Post by : Sam Jeet Rahman
Many first-time real estate investors enter the market with excitement, confidence, and big expectations. The first property often feels like a milestone—proof of financial maturity and a step toward long-term wealth. Yet, a surprising number of investors struggle or completely exit real estate after just one purchase. This failure rarely happens because real estate is a bad asset. It happens because of poor preparation, unrealistic assumptions, and lack of long-term strategy.
This article explains in detail why many real estate investors fail after their first deal, the common mistakes they make, and how these failures can be avoided with smarter planning and realistic decision-making.
One of the biggest reasons investors fail is unrealistic expectations.
Many first-time investors calculate returns based on:
Best-case rental income
Full occupancy assumptions
Low maintenance estimates
Optimistic appreciation forecasts
In reality, returns are affected by vacancies, repairs, taxes, property management costs, and market cycles.

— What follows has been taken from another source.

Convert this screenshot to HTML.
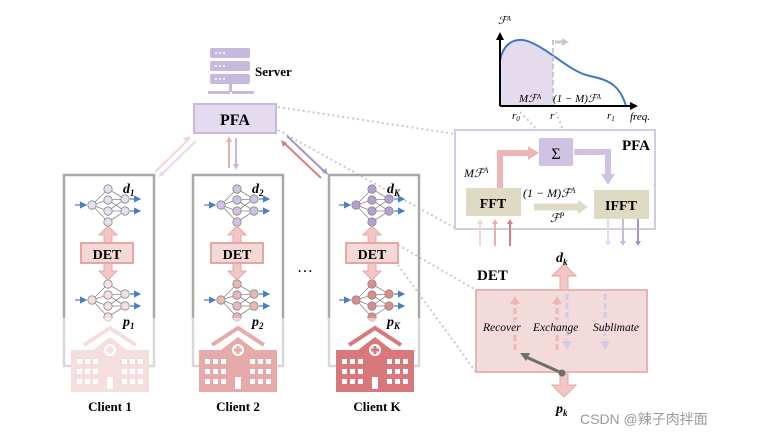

When actual cash flow falls short of expectations, disappointment sets in quickly.
When the first investment does not generate “easy money,” investors lose confidence and motivation, leading them to exit instead of adjusting strategy.
Buying property without strong financial planning is one of the most damaging mistakes.
Many investors focus only on the purchase price and EMI, ignoring:
Maintenance charges
Property taxes
Insurance
Repairs and wear-and-tear
Vacancy periods
These costs slowly eat into profits and strain monthly cash flow.
Without a reserve fund, even a single unexpected repair or vacancy can create financial stress, forcing rushed decisions or property sales at a loss.
Not every property is a good investment, even if it looks attractive.
First-time investors often choose properties based on:
Personal liking
Developer marketing
Friends’ opinions
Fear of missing out
Instead of rental demand, location fundamentals, and long-term usability.
Properties in weak rental markets, overdeveloped areas, or poorly connected locations struggle to attract quality tenants, leading to inconsistent income.
Many investors believe appreciation will solve everything.
Appreciation is market-dependent and unpredictable
It does not help with monthly expenses
It may take years to materialize
Negative or weak cash flow creates ongoing stress, even if the property value rises on paper.
Sustainable investors prioritize monthly cash flow stability, not just future price growth.
Debt magnifies both gains and losses.
Many first-time investors:
Max out loan eligibility
Choose longer tenures for affordability
Ignore interest rate risks
When interest rates rise or rental income drops, EMIs become difficult to manage.
High debt creates constant anxiety, turning investment into a burden rather than a wealth-building tool.
Managing property is a business, not a passive hobby.
Choosing tenants without proper verification often leads to:
Late payments
Property damage
Legal disputes
These issues consume time, money, and mental energy.
Ignoring regular maintenance reduces property value, increases long-term repair costs, and discourages good tenants.
Real estate involves legal responsibilities.
Incomplete documentation
Ignoring local rental laws
Improper lease agreements
Delayed tax filings
Legal complications can freeze income, create penalties, or lead to disputes that last years.
Blindly following advice is a common trap.
Many investors rely on:
Friends’ success stories
Online influencers
Sales agents’ promises
Without verifying whether the advice suits their financial capacity, risk tolerance, or local market conditions.
Real estate rewards patience and planning.
Many first-time investors:
Buy without clear goals
Don’t plan exit strategies
Don’t align property choice with life stage
Without clarity, even a good property feels like a mistake.
Clear goals around rental income, appreciation, or portfolio expansion determine success more than market timing.
Market cycles are normal.
When prices stagnate or rentals soften, inexperienced investors panic and sell early, often at losses.
Stress from EMIs, tenants, and slow returns leads many to conclude that real estate “doesn’t work,” when the issue is poor execution.
Successful investors operate professionally.
No performance tracking
No cost optimization
No long-term asset planning
Real estate requires systems, discipline, and periodic reviews.
They budget for worst-case scenarios, not best-case outcomes.
Monthly income stability is prioritized over speculative gains.
Loans are used carefully with buffers for rate hikes and vacancies.
Decisions are driven by data, not emotion.
They commit to learning, adapting, and improving with each property.
The first property teaches lessons that books and videos cannot. Many fail because they expect perfection instead of education. Those who succeed view early mistakes as tuition fees, not failure.
Most real estate investors don’t fail because real estate is flawed. They fail because expectations exceed preparation. With realistic planning, controlled debt, strong cash flow focus, and patience, the first investment can become the foundation of long-term wealth rather than a cautionary tale.
This article is intended for informational and educational purposes only and does not constitute financial, legal, or real estate investment advice. Property markets, returns, and risks vary based on location, market conditions, and individual financial situations. Readers are advised to consult qualified professionals before making real estate investment decisions.